Graphing Collider Bias

Does height make NBA players worse shooters?

Random Variables

  • First of all - I did not name these!

  • Random variables provide a link between probability and data

  • A Random Variable is a function that maps from the sample space to the real number line.

    • A numeric representation of uncertain events

    • Imagine an event A - the numeric value of that event is then X(A) where X is a random variable

  • Randomness comes from the randomness of the “experiment” or event - not from X

An Example - Polling

  • Each poll is an event where X(poll) is % support for Harris.

  • Imagine polls coming from a distribution centered around the true support.

  • In practice, we don’t know the true level of support. X is then the sample mean of support for Harris in each poll.

    • This is the core of what FiveThirtyEight and similar are doing for their election forecasts.

      • What true level of support is most likely given the observed polling data (plus some other factors).

Random Variables vs Outcomes

  • For any given ‘experiment’, there can be many different random variables

  • Imagine randomly sampling university students, where we measure their class (Freshman, Sophomore, Junior, Senior)

    • with 2 students, there are 8 possible outcomes (FF, FSo, FJ, Fse, SoSo, SoJ, SoSe, JJ, JSe, SeSe)

    • Random Variable could be number of Freshmen

    • Or..number of Juniors + Senrors

    • Or..number of non-Seniors

Types of Random Variables

  • Discrete and Continuous

    • Today + Next Week, Discrete

    • Closely related, but different techniques and tests (ie Logit vs OLS vs Poisson Regressions) based on the type of RV

  • Definition: A Random Variable is discrete if the values it takes with positive probability is finite or countably infinite

    • Includes binary variables (0/1), categorical (ordered or unordered) variables, as well as count variables

What’s Random Here?

  • Uncertainty over the sample space –> uncertainty over the value of X

  • The distribution of a random variable specifies that uncertainty

    • Specifically, it gives you the probabilities of all possible events

    • X = number of days a randomly chosen student was absent from school

    • Distribution tells you - What is P( X >10)? What is P (X = 0)

Simple Example

Consider flipping 4 fair coins, where X is the number of heads.

What is P(X = 1)?

What about P(X = 2 or 3)?

What about P(X > 4)?

Distribution of X

Terminology (Probability Mass Function)

  • The Probability Mass Function (PMF) is specified as:\[p_{x}(x) = P(X = x)\]

  • X = x is an event

  • The support of X for a discrete random variable is the values for which it has a positive probability

  • What does all this mean in plain language?

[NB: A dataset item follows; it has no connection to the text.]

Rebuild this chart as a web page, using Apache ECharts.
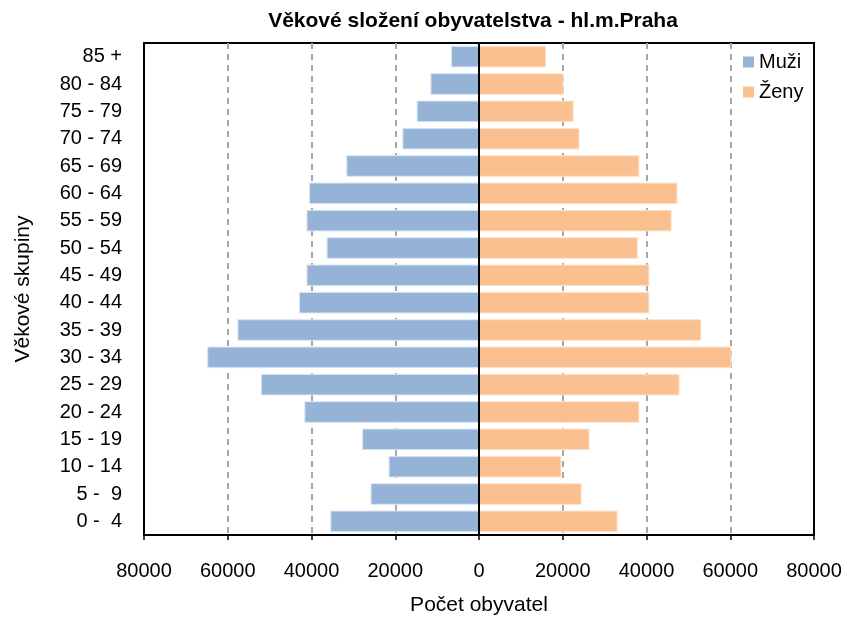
<!DOCTYPE html>
<html>
<head>
<meta charset="utf-8">
<title>Věkové složení obyvatelstva - hl.m.Praha</title>
<script src="https://cdn.jsdelivr.net/npm/echarts@6/dist/echarts.min.js"></script>
<style>
  html, body { margin: 0; padding: 0; background: #fff; }
  #chart { width: 850px; height: 621px; }
</style>
</head>
<body>
<div id="chart"></div>
<script>
// věkové skupiny (zdola nahoru)
const ageGroups = ['0 -  4', '5 -  9', '10 - 14', '15 - 19', '20 - 24', '25 - 29', '30 - 34', '35 - 39',
  '40 - 44', '45 - 49', '50 - 54', '55 - 59', '60 - 64', '65 - 69', '70 - 74', '75 - 79', '80 - 84', '85 +']
// muži jako záporné hodnoty, aby šli doleva
const men = [-35500, -25900, -21600, -27900, -41700, -52100, -64900, -57700,
  -43000, -41200, -36400, -41200, -40600, -31700, -18300, -14900, -11600, -6700]
const women = [33100, 24500, 19700, 26400, 38300, 47900, 60300, 53100,
  40700, 40700, 37900, 46000, 47400, 38300, 24000, 22600, 20200, 16000]
const xTicks = [-80000, -60000, -40000, -20000, 0, 20000, 40000, 60000, 80000]

const font = 'Liberation Sans, Arial, sans-serif'
const chart = echarts.init(document.getElementById('chart'))

chart.setOption({
  animation: false,
  textStyle: { fontFamily: font, color: '#000' },
  title: {
    text: 'Věkové složení obyvatelstva - hl.m.Praha',
    left: 473,
    textAlign: 'center',
    top: 11,
    padding: 0,
    textStyle: { fontFamily: font, fontSize: 21, fontWeight: 'bold', color: '#000' }
  },
  legend: {
    orient: 'vertical',
    left: 743,
    top: 52,
    padding: 0,
    itemWidth: 11,
    itemHeight: 11,
    itemGap: 10,
    icon: 'rect',
    itemStyle: { borderWidth: 0 },
    textStyle: { fontFamily: font, fontSize: 20, color: '#000' },
    data: ['Muži', 'Ženy']
  },
  grid: {
    left: 144, right: 36, top: 43, bottom: 84,
    show: true,
    borderColor: '#000',
    borderWidth: 2,
    backgroundColor: '#fff'
  },
  xAxis: {
    type: 'value',
    min: xTicks[0],
    max: xTicks[xTicks.length - 1],
    interval: 20000,
    name: 'Počet obyvatel',
    nameLocation: 'middle',
    nameGap: 60,
    nameTextStyle: { fontFamily: font, fontSize: 21, color: '#000' },
    axisLine: { show: true, lineStyle: { color: '#000', width: 2 } },
    axisTick: { show: true, length: 5, lineStyle: { color: '#000', width: 1.5 } },
    axisLabel: {
      margin: 26,
      fontFamily: font,
      fontSize: 20,
      color: '#000',
      formatter: v => String(Math.abs(v))
    },
    splitLine: {
      show: true,
      showMinLine: false,
      showMaxLine: false,
      lineStyle: { color: '#a6a6a6', type: [6, 5], width: 2 }
    }
  },
  yAxis: {
    type: 'category',
    data: ageGroups,
    z: 5,
    name: 'Věkové skupiny',
    nameLocation: 'middle',
    nameGap: 110,
    nameTextStyle: { fontFamily: font, fontSize: 21, color: '#000' },
    axisLine: { show: true, onZero: true, lineStyle: { color: '#000', width: 2 } },
    axisTick: { show: false },
    axisLabel: {
      margin: 22,
      fontFamily: font,
      fontSize: 20,
      color: '#000'
    },
    splitLine: { show: false }
  },
  series: [
    {
      name: 'Muži',
      type: 'bar',
      data: men,
      barWidth: '79%',
      barGap: '-100%',
      itemStyle: { color: '#95b3d7', borderColor: '#dbe5f1', borderWidth: 1 }
    },
    {
      name: 'Ženy',
      type: 'bar',
      data: women,
      barWidth: '79%',
      itemStyle: { color: '#fac090', borderColor: '#fde3cc', borderWidth: 1 }
    }
  ]
})

window.addEventListener('resize', () => chart.resize())
</script>
</body>
</html>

Characteristics of a Valid PMF

  • A valid PMF with support \(x_{1}, x_{2},...\) has the following properties

    • Non-Negativity: \(p_{x}(x) > 0\) if \(x \in x_{1}, x_{2}, ...\) and \(p_{x}(x) = 0\) otherwise

    • Sums to 1: \(\sum_{j = 1}^{n} p_{x}(x_{j}) = 1\)

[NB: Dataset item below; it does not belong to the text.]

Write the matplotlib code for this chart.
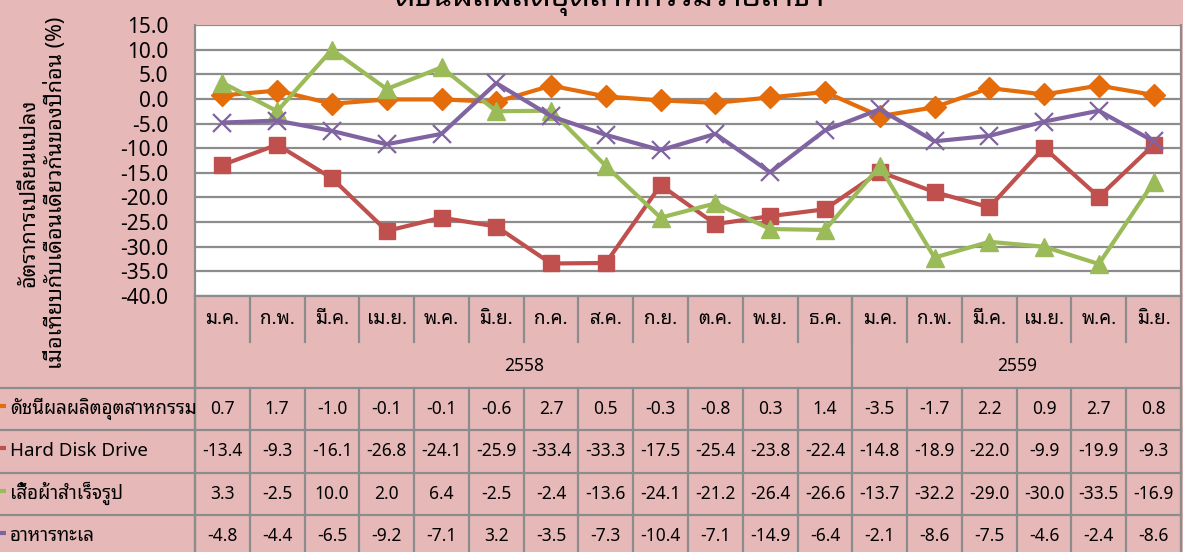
import matplotlib
matplotlib.use("Agg")
import matplotlib.pyplot as plt
from matplotlib import transforms

plt.rcParams['font.family'] = ['Noto Sans Thai Looped', 'DejaVu Sans']

months = ["ม.ค.", "ก.พ.", "มี.ค.", "เม.ย.", "พ.ค.", "มิ.ย.", "ก.ค.", "ส.ค.", "ก.ย.", "ต.ค.", "พ.ย.", "ธ.ค.",
          "ม.ค.", "ก.พ.", "มี.ค.", "เม.ย.", "พ.ค.", "มิ.ย."]
years = ["2558", "2559"]
year_counts = [12, 6]

series_names = ["ดัชนีผลผลิตอุตสาหกรรม", "Hard Disk Drive", "เสื้อผ้าสำเร็จรูป", "อาหารทะเล"]
industrial_index = [0.7, 1.7, -1.0, -0.1, -0.1, -0.6, 2.7, 0.5, -0.3, -0.8, 0.3, 1.4, -3.5, -1.7, 2.2, 0.9, 2.7, 0.8]
hard_disk = [-13.4, -9.3, -16.1, -26.8, -24.1, -25.9, -33.4, -33.3, -17.5, -25.4, -23.8, -22.4, -14.8, -18.9, -22.0, -9.9, -19.9, -9.3]
garments = [3.3, -2.5, 10.0, 2.0, 6.4, -2.5, -2.4, -13.6, -24.1, -21.2, -26.4, -26.6, -13.7, -32.2, -29.0, -30.0, -33.5, -16.9]
seafood = [-4.8, -4.4, -6.5, -9.2, -7.1, 3.2, -3.5, -7.3, -10.4, -7.1, -14.9, -6.4, -2.1, -8.6, -7.5, -4.6, -2.4, -8.6]
all_series = [industrial_index, hard_disk, garments, seafood]
yticks = [15, 10, 5, 0, -5, -10, -15, -20, -25, -30, -35, -40]

title = "ดัชนีผลผลิตอุตสาหกรรมรายสาขา"
ylabel = "อัตราการเปลี่ยนแปลง\nเมื่อเทียบกับเดือนเดียวกันของปีก่อน (%)"

colors = ["#E46C0A", "#C0504D", "#9BBB59", "#8064A2"]
markers = ["D", "s", "^", "x"]
msizes = [11, 11, 13, 13]
bg = "#E6B9B8"
gridc = "#8C8C8C"
numfont = ['Noto Sans', 'DejaVu Sans']

W, H = 1183, 552
fig = plt.figure(figsize=(W / 100, H / 100), dpi=100, facecolor=bg)

ov = fig.add_axes([0, 0, 1, 1], zorder=0)
ov.set_xlim(0, W)
ov.set_ylim(H, 0)
ov.axis("off")

L, R, T, B = 195, 1181, 25, 296
ax = fig.add_axes([L / W, 1 - B / H, (R - L) / W, (B - T) / H], zorder=2)
ax.set_facecolor("white")
n = len(months)
x = list(range(n))
ax.set_xlim(-0.5, n - 0.5)
ax.set_ylim(-40, 15)
ax.set_yticks(yticks)
ax.set_yticklabels([f"{v:.1f}" for v in yticks], fontsize=15, family=numfont, fontweight=500)
ax.tick_params(axis='y', length=0, pad=19)
ax.set_xticks([])
ax.yaxis.grid(True, color=gridc, lw=1.6)
ax.set_axisbelow(True)
ax.spines["top"].set_visible(False)
for s in ["left", "right", "bottom"]:
    ax.spines[s].set_color(gridc)
    ax.spines[s].set_linewidth(1.6)

for vals, c, m, ms in zip(all_series, colors, markers, msizes):
    if m == "x":
        ax.plot(x, vals, color=c, lw=3, marker=m, ms=ms, mew=1.6, mfc=c, mec=c, clip_on=False)
    else:
        ax.plot(x, vals, color=c, lw=3, marker=m, ms=ms, mec=c, mfc=c, clip_on=False)

# title (top clipped as in the reference)
ov.text(610, 6, title, ha="center", va="baseline", fontsize=23, fontweight="bold")

# y label
ov.text(43, 193, ylabel, rotation=90, ha="center", va="center", fontsize=15.5, linespacing=1.35, fontweight=500)

# table
tr = transforms.blended_transform_factory(ax.transData, ov.transData)
lw = 1.6
month_bot = 342
year_bot = 388
row_h = 42.3
rows_top = [year_bot + i * row_h for i in range(len(series_names))]

for i, mth in enumerate(months):
    ov.text(i, 319, mth, transform=tr, ha="center", va="center", fontsize=13.5, fontweight=500)
for i in range(1, n):
    ov.plot([i - 0.5, i - 0.5], [B, month_bot], transform=tr, color=gridc, lw=lw)
start = 0
for yr, cnt in zip(years, year_counts):
    ov.text(start + cnt / 2 - 0.5, 366, yr, transform=tr, ha="center", va="center", fontsize=12.5, family=numfont, fontweight=500)
    ov.plot([start - 0.5, start - 0.5], [B, year_bot], transform=tr, color=gridc, lw=lw)
    start += cnt
ov.plot([n - 0.5, n - 0.5], [B, H], transform=tr, color=gridc, lw=lw)
ov.plot([L, L], [B, H], color=gridc, lw=lw)

for r, (name, vals, c) in enumerate(zip(series_names, all_series, colors)):
    top = rows_top[r]
    cy = top + row_h / 2
    ov.plot([0, R], [top, top], color=gridc, lw=lw)
    ov.plot([0, 6], [cy - 3, cy - 3], color=c, lw=3, solid_capstyle="butt")
    ov.text(10, cy, name, ha="left", va="center", fontsize=13.5, fontweight=500)
    for i, v in enumerate(vals):
        ov.text(i, cy, f"{v:.1f}", transform=tr, ha="center", va="center", fontsize=12.5, family=numfont, fontweight=500)
    for i in range(0, n + 1):
        ov.plot([i - 0.5, i - 0.5], [top, top + row_h], transform=tr, color=gridc, lw=lw)
ov.plot([0, R], [rows_top[-1] + row_h, rows_top[-1] + row_h], color=gridc, lw=lw)

fig.savefig("out.png", dpi=100, facecolor=bg)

    • The probability of any set of values S in (\(x_{1}, x_{2}...)\) is \[P(X\in S) = \sum_{x \in S} p_{x}(x)\]

PMF Examples

Imagine you are designing an experimental educational policy intervention with 3 treatment conditions (Control, T1 and T2).

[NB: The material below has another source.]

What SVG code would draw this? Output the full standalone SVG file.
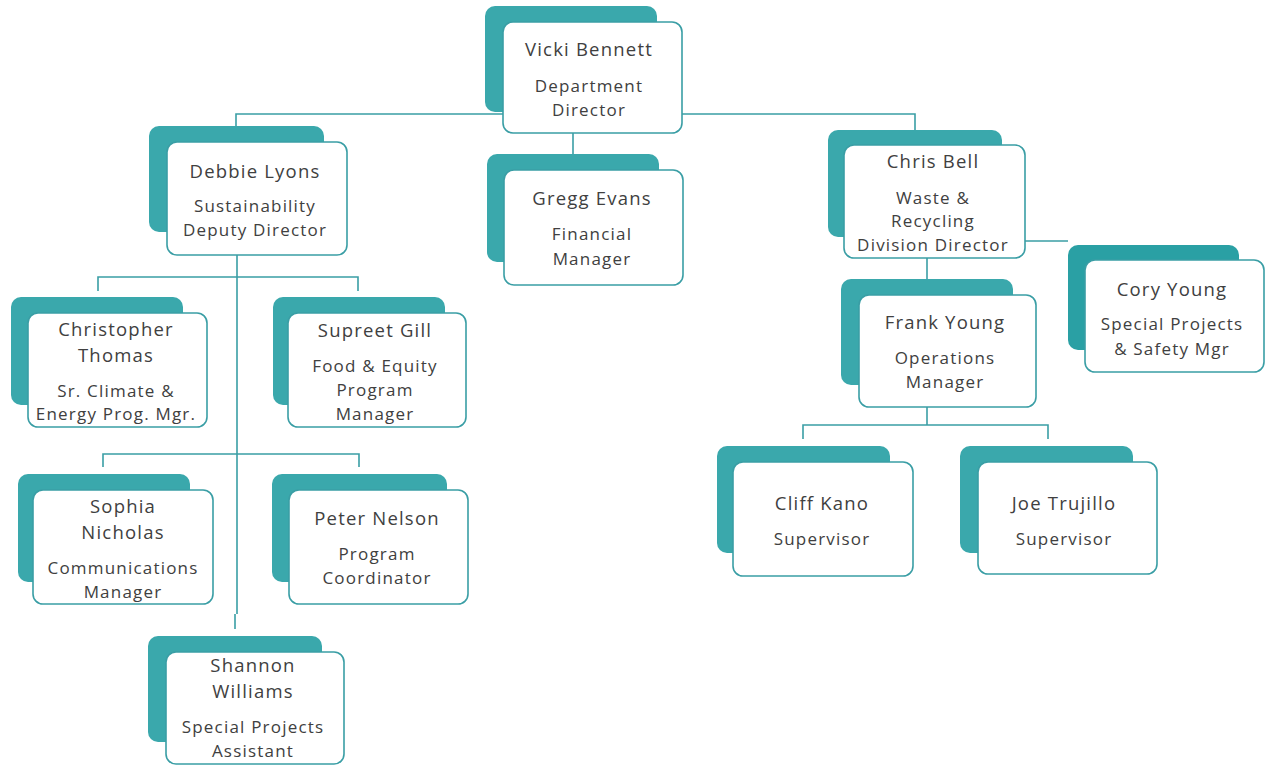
<svg xmlns="http://www.w3.org/2000/svg" width="1266" height="765" viewBox="0 0 1266 765">
<style>
.back{fill:#3aa8ac}
.front{fill:#fff;stroke:#3a9ea5;stroke-width:1.6}
.conn{stroke:#3a9ea5;stroke-width:1.6;fill:none}
text{font-family:"Open Sans","Noto Sans",sans-serif;fill:#404040;text-anchor:middle;dominant-baseline:central;letter-spacing:1.2px}
.n{font-size:18.5px}
.t{font-size:17px}
</style>
<rect width="1266" height="765" fill="#fff"/>
<g id="connectors">
<path class="conn" d="M236,127 V114 H503"/>
<path class="conn" d="M682,114 H915 V131"/>
<path class="conn" d="M573,133 V155"/>
<path class="conn" d="M237,255 V614 M235,614 V629"/>
<path class="conn" d="M98,291 V277 H358 V291"/>
<path class="conn" d="M103,467 V454 H359 V467"/>
<path class="conn" d="M1025,241 H1068"/>
<path class="conn" d="M927,258 V280"/>
<path class="conn" d="M927,407 V425"/>
<path class="conn" d="M803,439 V425 H1048 V439"/>
</g>
<g id="vicki">
<rect class="back" x="485" y="6" width="172" height="106" rx="10"/>
<rect class="front" x="503" y="22" width="179" height="111" rx="10"/>
<text class="n" x="589" y="48">Vicki Bennett</text>
<text class="t" x="589" y="85">Department</text>
<text class="t" x="589" y="109">Director</text>
</g>
<g id="debbie">
<rect class="back" x="149" y="126" width="175" height="106" rx="10"/>
<rect class="front" x="167" y="142" width="180" height="113" rx="10"/>
<text class="n" x="255" y="170">Debbie Lyons</text>
<text class="t" x="255" y="205">Sustainability</text>
<text class="t" x="255" y="229">Deputy Director</text>
</g>
<g id="gregg">
<rect class="back" x="487" y="154" width="172" height="108" rx="10"/>
<rect class="front" x="504" y="170" width="179" height="115" rx="10"/>
<text class="n" x="592" y="197">Gregg Evans</text>
<text class="t" x="592" y="233">Financial</text>
<text class="t" x="592" y="258">Manager</text>
</g>
<g id="chris">
<rect class="back" x="828" y="130" width="174" height="107" rx="10"/>
<rect class="front" x="844" y="145" width="181" height="113" rx="10"/>
<text class="n" x="933" y="160">Chris Bell</text>
<text class="t" x="933" y="197">Waste &amp;</text>
<text class="t" x="933" y="220">Recycling</text>
<text class="t" x="933" y="244">Division Director</text>
</g>
<g id="cory">
<rect class="back" x="1068" y="245" width="171" height="105" rx="10" style="fill:#2aa0a4"/>
<rect class="front" x="1085" y="260" width="179" height="112" rx="10"/>
<text class="n" x="1172" y="288">Cory Young</text>
<text class="t" x="1172" y="323">Special Projects</text>
<text class="t" x="1172" y="348">&amp; Safety Mgr</text>
</g>
<g id="frank">
<rect class="back" x="841" y="279" width="172" height="106" rx="10"/>
<rect class="front" x="859" y="295" width="177" height="112" rx="10"/>
<text class="n" x="945" y="321">Frank Young</text>
<text class="t" x="945" y="357">Operations</text>
<text class="t" x="945" y="381">Manager</text>
</g>
<g id="christopher">
<rect class="back" x="11" y="297" width="172" height="108" rx="10"/>
<rect class="front" x="28" y="313" width="179" height="114" rx="10"/>
<text class="n" x="116" y="328">Christopher</text>
<text class="n" x="116" y="354">Thomas</text>
<text class="t" x="116" y="390">Sr. Climate &amp;</text>
<text class="t" x="116" y="413">Energy Prog. Mgr.</text>
</g>
<g id="supreet">
<rect class="back" x="273" y="297" width="172" height="108" rx="10"/>
<rect class="front" x="288" y="313" width="178" height="114" rx="10"/>
<text class="n" x="375" y="329">Supreet Gill</text>
<text class="t" x="375" y="365">Food &amp; Equity</text>
<text class="t" x="375" y="389">Program</text>
<text class="t" x="375" y="413">Manager</text>
</g>
<g id="sophia">
<rect class="back" x="18" y="474" width="172" height="108" rx="10"/>
<rect class="front" x="33" y="490" width="180" height="114" rx="10"/>
<text class="n" x="123" y="505">Sophia</text>
<text class="n" x="123" y="531">Nicholas</text>
<text class="t" x="123" y="567">Communications</text>
<text class="t" x="123" y="591">Manager</text>
</g>
<g id="peter">
<rect class="back" x="272" y="474" width="175" height="108" rx="10"/>
<rect class="front" x="289" y="490" width="179" height="114" rx="10"/>
<text class="n" x="377" y="517">Peter Nelson</text>
<text class="t" x="377" y="553">Program</text>
<text class="t" x="377" y="577">Coordinator</text>
</g>
<g id="shannon">
<rect class="back" x="148" y="636" width="174" height="106" rx="10"/>
<rect class="front" x="166" y="652" width="178" height="112" rx="10"/>
<text class="n" x="253" y="664">Shannon</text>
<text class="n" x="253" y="690">Williams</text>
<text class="t" x="253" y="726">Special Projects</text>
<text class="t" x="253" y="750">Assistant</text>
</g>
<g id="cliff">
<rect class="back" x="717" y="446" width="173" height="107" rx="10"/>
<rect class="front" x="733" y="462" width="180" height="114" rx="10"/>
<text class="n" x="822" y="502">Cliff Kano</text>
<text class="t" x="822" y="538">Supervisor</text>
</g>
<g id="joe">
<rect class="back" x="960" y="446" width="173" height="107" rx="10"/>
<rect class="front" x="978" y="462" width="179" height="112" rx="10"/>
<text class="n" x="1064" y="502">Joe Trujillo</text>
<text class="t" x="1064" y="538">Supervisor</text>
</g>
</svg>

Good randomization is the foundation of experimental inference, so you decide to randomize into conditions by flipping four coins. Let X be the number of heads. If X is 0 or 1 you assign the school to the control. If X is 2 you assign it to T1, and if X >2, you assign it to T2.

What does the PMF of X look like? Would you use this randomization technique?